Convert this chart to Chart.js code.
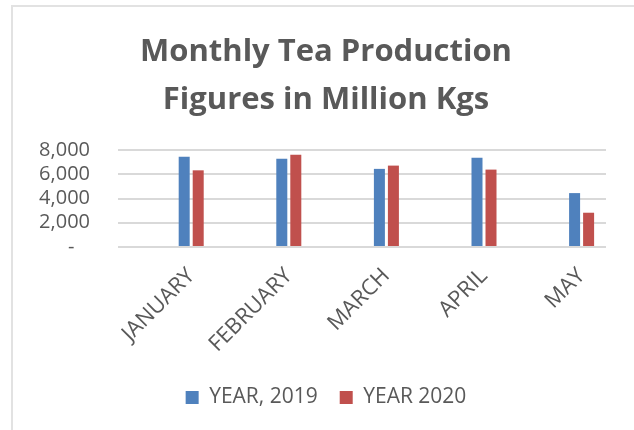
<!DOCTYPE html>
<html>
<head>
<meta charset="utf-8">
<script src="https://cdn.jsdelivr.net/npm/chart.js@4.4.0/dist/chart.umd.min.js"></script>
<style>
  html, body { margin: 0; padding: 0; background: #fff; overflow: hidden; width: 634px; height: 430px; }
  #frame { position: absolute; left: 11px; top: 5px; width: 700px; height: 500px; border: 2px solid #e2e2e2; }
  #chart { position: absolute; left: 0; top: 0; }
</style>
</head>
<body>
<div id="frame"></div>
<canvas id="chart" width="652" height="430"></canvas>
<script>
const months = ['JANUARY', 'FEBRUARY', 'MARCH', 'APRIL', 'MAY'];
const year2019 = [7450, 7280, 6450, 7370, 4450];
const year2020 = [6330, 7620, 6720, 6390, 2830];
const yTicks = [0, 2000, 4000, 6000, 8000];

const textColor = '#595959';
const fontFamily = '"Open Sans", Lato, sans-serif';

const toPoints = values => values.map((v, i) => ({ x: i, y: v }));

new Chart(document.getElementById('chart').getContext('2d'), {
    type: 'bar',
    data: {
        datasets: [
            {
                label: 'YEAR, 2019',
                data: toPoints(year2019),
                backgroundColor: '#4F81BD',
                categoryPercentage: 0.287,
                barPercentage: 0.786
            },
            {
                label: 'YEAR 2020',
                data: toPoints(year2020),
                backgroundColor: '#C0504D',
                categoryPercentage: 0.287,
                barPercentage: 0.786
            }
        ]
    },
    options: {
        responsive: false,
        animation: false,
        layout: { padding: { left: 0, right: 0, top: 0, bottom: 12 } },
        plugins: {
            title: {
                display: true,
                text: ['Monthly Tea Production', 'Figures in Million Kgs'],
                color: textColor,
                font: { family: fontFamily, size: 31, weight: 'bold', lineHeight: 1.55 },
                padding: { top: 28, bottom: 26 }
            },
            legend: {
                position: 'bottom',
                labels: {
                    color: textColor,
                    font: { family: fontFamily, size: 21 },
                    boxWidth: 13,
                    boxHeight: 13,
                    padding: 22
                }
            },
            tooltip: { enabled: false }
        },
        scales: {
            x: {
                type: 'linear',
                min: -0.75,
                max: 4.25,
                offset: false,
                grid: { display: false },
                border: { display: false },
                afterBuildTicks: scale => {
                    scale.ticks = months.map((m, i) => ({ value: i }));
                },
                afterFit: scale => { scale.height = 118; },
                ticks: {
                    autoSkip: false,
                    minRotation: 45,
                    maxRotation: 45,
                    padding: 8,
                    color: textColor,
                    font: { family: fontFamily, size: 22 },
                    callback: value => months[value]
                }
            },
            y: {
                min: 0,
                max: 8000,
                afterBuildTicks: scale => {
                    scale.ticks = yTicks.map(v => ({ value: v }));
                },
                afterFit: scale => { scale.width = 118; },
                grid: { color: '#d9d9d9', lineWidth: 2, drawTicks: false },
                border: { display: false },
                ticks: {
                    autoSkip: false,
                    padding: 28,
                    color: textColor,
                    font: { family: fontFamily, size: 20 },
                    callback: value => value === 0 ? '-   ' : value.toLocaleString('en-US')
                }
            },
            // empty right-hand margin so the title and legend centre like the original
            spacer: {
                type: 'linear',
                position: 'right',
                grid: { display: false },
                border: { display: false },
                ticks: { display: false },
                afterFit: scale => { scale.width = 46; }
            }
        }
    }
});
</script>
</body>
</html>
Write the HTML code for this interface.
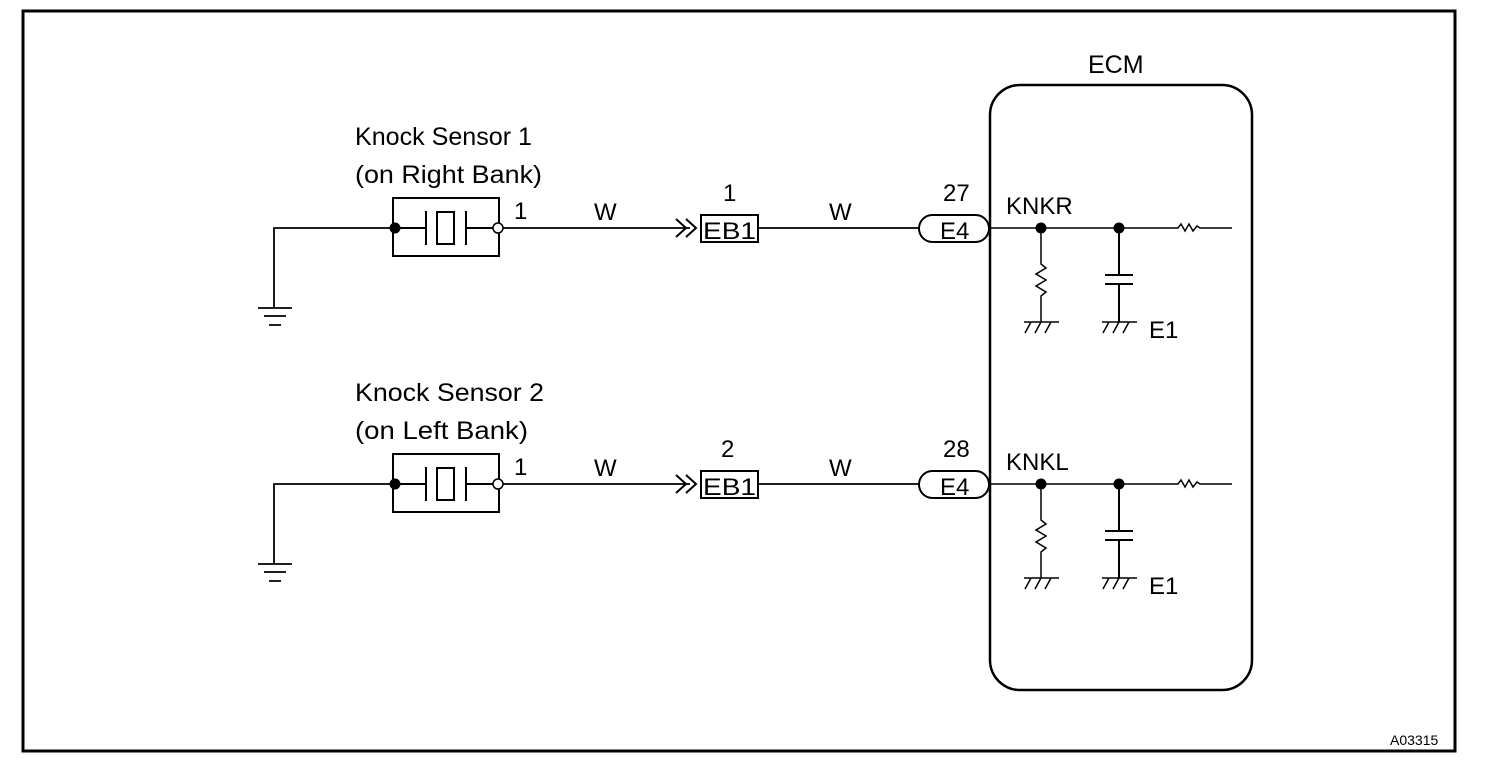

========================================================================

Problem statement: Restate exactly, please, only the lines between the start of the data and the line containing "const toPoints = values", both ends included, skipping the pictures.

Solution to the exercise:
Convert this chart to Chart.js code.
<!DOCTYPE html>
<html>
<head>
<meta charset="utf-8">
<script src="https://cdn.jsdelivr.net/npm/chart.js@4.4.0/dist/chart.umd.min.js"></script>
<style>
  html, body { margin: 0; padding: 0; background: #fff; overflow: hidden; width: 634px; height: 430px; }
  #frame { position: absolute; left: 11px; top: 5px; width: 700px; height: 500px; border: 2px solid #e2e2e2; }
  #chart { position: absolute; left: 0; top: 0; }
</style>
</head>
<body>
<div id="frame"></div>
<canvas id="chart" width="652" height="430"></canvas>
<script>
const months = ['JANUARY', 'FEBRUARY', 'MARCH', 'APRIL', 'MAY'];
const year2019 = [7450, 7280, 6450, 7370, 4450];
const year2020 = [6330, 7620, 6720, 6390, 2830];
const yTicks = [0, 2000, 4000, 6000, 8000];

const textColor = '#595959';
const fontFamily = '"Open Sans", Lato, sans-serif';

const toPoints = values => values.map((v, i) => ({ x: i, y: v }));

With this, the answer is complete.